§ **What this task involves**
Output all of the data below exactly as given.

§ **Source excerpt**
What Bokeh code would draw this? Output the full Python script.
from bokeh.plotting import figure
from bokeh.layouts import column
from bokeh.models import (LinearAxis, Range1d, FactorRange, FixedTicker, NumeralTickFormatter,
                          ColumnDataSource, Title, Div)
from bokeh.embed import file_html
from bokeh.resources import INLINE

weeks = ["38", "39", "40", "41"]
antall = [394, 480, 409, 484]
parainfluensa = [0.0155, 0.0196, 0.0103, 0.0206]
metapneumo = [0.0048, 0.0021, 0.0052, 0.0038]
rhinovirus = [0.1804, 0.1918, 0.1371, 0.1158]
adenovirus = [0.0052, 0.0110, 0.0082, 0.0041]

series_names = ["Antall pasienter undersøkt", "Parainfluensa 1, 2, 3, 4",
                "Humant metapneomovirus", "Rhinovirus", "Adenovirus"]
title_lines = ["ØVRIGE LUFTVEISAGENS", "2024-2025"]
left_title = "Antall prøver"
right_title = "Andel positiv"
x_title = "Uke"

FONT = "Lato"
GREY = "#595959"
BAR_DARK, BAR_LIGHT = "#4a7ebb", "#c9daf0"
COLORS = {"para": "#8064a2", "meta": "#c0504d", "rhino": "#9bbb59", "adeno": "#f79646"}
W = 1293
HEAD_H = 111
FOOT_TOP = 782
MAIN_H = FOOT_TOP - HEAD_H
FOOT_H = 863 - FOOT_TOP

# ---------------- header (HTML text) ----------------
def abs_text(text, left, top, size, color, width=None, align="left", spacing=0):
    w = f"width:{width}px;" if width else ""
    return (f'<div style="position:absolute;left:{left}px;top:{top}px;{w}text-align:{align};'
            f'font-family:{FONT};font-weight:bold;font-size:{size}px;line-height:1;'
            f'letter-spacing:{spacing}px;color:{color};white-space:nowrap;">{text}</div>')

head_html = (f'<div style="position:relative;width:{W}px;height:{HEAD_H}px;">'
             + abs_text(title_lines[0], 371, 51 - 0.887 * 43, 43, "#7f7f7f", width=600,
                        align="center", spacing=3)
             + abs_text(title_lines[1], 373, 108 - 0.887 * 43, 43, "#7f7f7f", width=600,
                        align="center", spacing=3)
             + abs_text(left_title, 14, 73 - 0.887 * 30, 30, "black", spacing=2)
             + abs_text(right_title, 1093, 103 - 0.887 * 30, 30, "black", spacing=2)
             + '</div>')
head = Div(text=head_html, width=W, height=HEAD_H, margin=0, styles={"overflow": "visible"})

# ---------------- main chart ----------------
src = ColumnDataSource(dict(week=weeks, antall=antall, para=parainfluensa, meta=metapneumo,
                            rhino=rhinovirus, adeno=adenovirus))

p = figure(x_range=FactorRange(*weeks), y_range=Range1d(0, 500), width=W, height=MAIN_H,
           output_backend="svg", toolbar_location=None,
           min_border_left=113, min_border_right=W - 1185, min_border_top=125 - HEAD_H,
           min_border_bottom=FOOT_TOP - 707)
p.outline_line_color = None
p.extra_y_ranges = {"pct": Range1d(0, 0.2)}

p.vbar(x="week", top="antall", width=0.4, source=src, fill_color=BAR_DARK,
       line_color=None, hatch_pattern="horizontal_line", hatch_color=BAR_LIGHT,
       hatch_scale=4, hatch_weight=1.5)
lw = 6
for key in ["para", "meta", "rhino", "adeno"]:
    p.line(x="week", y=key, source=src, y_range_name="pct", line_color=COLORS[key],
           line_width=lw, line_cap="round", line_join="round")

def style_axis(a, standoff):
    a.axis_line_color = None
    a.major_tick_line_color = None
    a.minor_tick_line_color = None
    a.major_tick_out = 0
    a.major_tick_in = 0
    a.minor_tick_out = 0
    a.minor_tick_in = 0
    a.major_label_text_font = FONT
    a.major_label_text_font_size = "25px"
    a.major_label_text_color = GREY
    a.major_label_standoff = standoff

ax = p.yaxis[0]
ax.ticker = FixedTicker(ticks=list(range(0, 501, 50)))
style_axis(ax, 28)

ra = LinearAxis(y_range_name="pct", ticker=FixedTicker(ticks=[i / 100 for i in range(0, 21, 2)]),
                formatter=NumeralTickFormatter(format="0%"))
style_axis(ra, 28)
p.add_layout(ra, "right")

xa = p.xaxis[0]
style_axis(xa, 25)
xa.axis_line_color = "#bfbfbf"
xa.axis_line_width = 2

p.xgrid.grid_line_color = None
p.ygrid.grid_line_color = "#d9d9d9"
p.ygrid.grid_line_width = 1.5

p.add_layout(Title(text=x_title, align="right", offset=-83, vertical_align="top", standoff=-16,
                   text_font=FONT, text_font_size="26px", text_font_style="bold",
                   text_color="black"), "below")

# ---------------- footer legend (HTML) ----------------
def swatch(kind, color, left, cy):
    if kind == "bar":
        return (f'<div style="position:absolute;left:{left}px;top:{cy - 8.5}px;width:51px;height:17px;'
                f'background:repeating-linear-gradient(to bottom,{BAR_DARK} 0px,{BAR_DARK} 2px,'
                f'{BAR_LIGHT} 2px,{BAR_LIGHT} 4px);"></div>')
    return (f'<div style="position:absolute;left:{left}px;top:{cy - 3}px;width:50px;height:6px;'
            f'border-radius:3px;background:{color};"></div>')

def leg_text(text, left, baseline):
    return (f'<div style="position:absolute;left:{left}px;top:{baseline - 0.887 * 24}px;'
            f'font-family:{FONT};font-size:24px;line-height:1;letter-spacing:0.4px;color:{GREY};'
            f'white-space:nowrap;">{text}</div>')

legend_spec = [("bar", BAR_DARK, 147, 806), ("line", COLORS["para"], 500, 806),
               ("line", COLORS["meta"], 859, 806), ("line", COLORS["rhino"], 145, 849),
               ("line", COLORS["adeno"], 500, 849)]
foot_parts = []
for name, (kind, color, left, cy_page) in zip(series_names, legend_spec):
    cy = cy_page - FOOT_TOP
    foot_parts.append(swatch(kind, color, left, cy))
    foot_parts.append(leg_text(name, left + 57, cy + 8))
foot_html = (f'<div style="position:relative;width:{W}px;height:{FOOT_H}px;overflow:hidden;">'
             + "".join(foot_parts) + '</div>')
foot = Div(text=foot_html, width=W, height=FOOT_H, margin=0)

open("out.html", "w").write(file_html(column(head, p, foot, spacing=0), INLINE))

§ **Complete answer**
What Bokeh code would draw this? Output the full Python script.
from bokeh.plotting import figure
from bokeh.layouts import column
from bokeh.models import (LinearAxis, Range1d, FactorRange, FixedTicker, NumeralTickFormatter,
                          ColumnDataSource, Title, Div)
from bokeh.embed import file_html
from bokeh.resources import INLINE

weeks = ["38", "39", "40", "41"]
antall = [394, 480, 409, 484]
parainfluensa = [0.0155, 0.0196, 0.0103, 0.0206]
metapneumo = [0.0048, 0.0021, 0.0052, 0.0038]
rhinovirus = [0.1804, 0.1918, 0.1371, 0.1158]
adenovirus = [0.0052, 0.0110, 0.0082, 0.0041]

series_names = ["Antall pasienter undersøkt", "Parainfluensa 1, 2, 3, 4",
                "Humant metapneomovirus", "Rhinovirus", "Adenovirus"]
title_lines = ["ØVRIGE LUFTVEISAGENS", "2024-2025"]
left_title = "Antall prøver"
right_title = "Andel positiv"
x_title = "Uke"

FONT = "Lato"
GREY = "#595959"
BAR_DARK, BAR_LIGHT = "#4a7ebb", "#c9daf0"
COLORS = {"para": "#8064a2", "meta": "#c0504d", "rhino": "#9bbb59", "adeno": "#f79646"}
W = 1293
HEAD_H = 111
FOOT_TOP = 782
MAIN_H = FOOT_TOP - HEAD_H
FOOT_H = 863 - FOOT_TOP

# ---------------- header (HTML text) ----------------
def abs_text(text, left, top, size, color, width=None, align="left", spacing=0):
    w = f"width:{width}px;" if width else ""
    return (f'<div style="position:absolute;left:{left}px;top:{top}px;{w}text-align:{align};'
            f'font-family:{FONT};font-weight:bold;font-size:{size}px;line-height:1;'
            f'letter-spacing:{spacing}px;color:{color};white-space:nowrap;">{text}</div>')

head_html = (f'<div style="position:relative;width:{W}px;height:{HEAD_H}px;">'
             + abs_text(title_lines[0], 371, 51 - 0.887 * 43, 43, "#7f7f7f", width=600,
                        align="center", spacing=3)
             + abs_text(title_lines[1], 373, 108 - 0.887 * 43, 43, "#7f7f7f", width=600,
                        align="center", spacing=3)
             + abs_text(left_title, 14, 73 - 0.887 * 30, 30, "black", spacing=2)
             + abs_text(right_title, 1093, 103 - 0.887 * 30, 30, "black", spacing=2)
             + '</div>')
head = Div(text=head_html, width=W, height=HEAD_H, margin=0, styles={"overflow": "visible"})

# ---------------- main chart ----------------
src = ColumnDataSource(dict(week=weeks, antall=antall, para=parainfluensa, meta=metapneumo,
                            rhino=rhinovirus, adeno=adenovirus))

p = figure(x_range=FactorRange(*weeks), y_range=Range1d(0, 500), width=W, height=MAIN_H,
           output_backend="svg", toolbar_location=None,
           min_border_left=113, min_border_right=W - 1185, min_border_top=125 - HEAD_H,
           min_border_bottom=FOOT_TOP - 707)
p.outline_line_color = None
p.extra_y_ranges = {"pct": Range1d(0, 0.2)}

p.vbar(x="week", top="antall", width=0.4, source=src, fill_color=BAR_DARK,
       line_color=None, hatch_pattern="horizontal_line", hatch_color=BAR_LIGHT,
       hatch_scale=4, hatch_weight=1.5)
lw = 6
for key in ["para", "meta", "rhino", "adeno"]:
    p.line(x="week", y=key, source=src, y_range_name="pct", line_color=COLORS[key],
           line_width=lw, line_cap="round", line_join="round")

def style_axis(a, standoff):
    a.axis_line_color = None
    a.major_tick_line_color = None
    a.minor_tick_line_color = None
    a.major_tick_out = 0
    a.major_tick_in = 0
    a.minor_tick_out = 0
    a.minor_tick_in = 0
    a.major_label_text_font = FONT
    a.major_label_text_font_size = "25px"
    a.major_label_text_color = GREY
    a.major_label_standoff = standoff

ax = p.yaxis[0]
ax.ticker = FixedTicker(ticks=list(range(0, 501, 50)))
style_axis(ax, 28)

ra = LinearAxis(y_range_name="pct", ticker=FixedTicker(ticks=[i / 100 for i in range(0, 21, 2)]),
                formatter=NumeralTickFormatter(format="0%"))
style_axis(ra, 28)
p.add_layout(ra, "right")

xa = p.xaxis[0]
style_axis(xa, 25)
xa.axis_line_color = "#bfbfbf"
xa.axis_line_width = 2

p.xgrid.grid_line_color = None
p.ygrid.grid_line_color = "#d9d9d9"
p.ygrid.grid_line_width = 1.5

p.add_layout(Title(text=x_title, align="right", offset=-83, vertical_align="top", standoff=-16,
                   text_font=FONT, text_font_size="26px", text_font_style="bold",
                   text_color="black"), "below")

# ---------------- footer legend (HTML) ----------------
def swatch(kind, color, left, cy):
    if kind == "bar":
        return (f'<div style="position:absolute;left:{left}px;top:{cy - 8.5}px;width:51px;height:17px;'
                f'background:repeating-linear-gradient(to bottom,{BAR_DARK} 0px,{BAR_DARK} 2px,'
                f'{BAR_LIGHT} 2px,{BAR_LIGHT} 4px);"></div>')
    return (f'<div style="position:absolute;left:{left}px;top:{cy - 3}px;width:50px;height:6px;'
            f'border-radius:3px;background:{color};"></div>')

def leg_text(text, left, baseline):
    return (f'<div style="position:absolute;left:{left}px;top:{baseline - 0.887 * 24}px;'
            f'font-family:{FONT};font-size:24px;line-height:1;letter-spacing:0.4px;color:{GREY};'
            f'white-space:nowrap;">{text}</div>')

legend_spec = [("bar", BAR_DARK, 147, 806), ("line", COLORS["para"], 500, 806),
               ("line", COLORS["meta"], 859, 806), ("line", COLORS["rhino"], 145, 849),
               ("line", COLORS["adeno"], 500, 849)]
foot_parts = []
for name, (kind, color, left, cy_page) in zip(series_names, legend_spec):
    cy = cy_page - FOOT_TOP
    foot_parts.append(swatch(kind, color, left, cy))
    foot_parts.append(leg_text(name, left + 57, cy + 8))
foot_html = (f'<div style="position:relative;width:{W}px;height:{FOOT_H}px;overflow:hidden;">'
             + "".join(foot_parts) + '</div>')
foot = Div(text=foot_html, width=W, height=FOOT_H, margin=0)

open("out.html", "w").write(file_html(column(head, p, foot, spacing=0), INLINE))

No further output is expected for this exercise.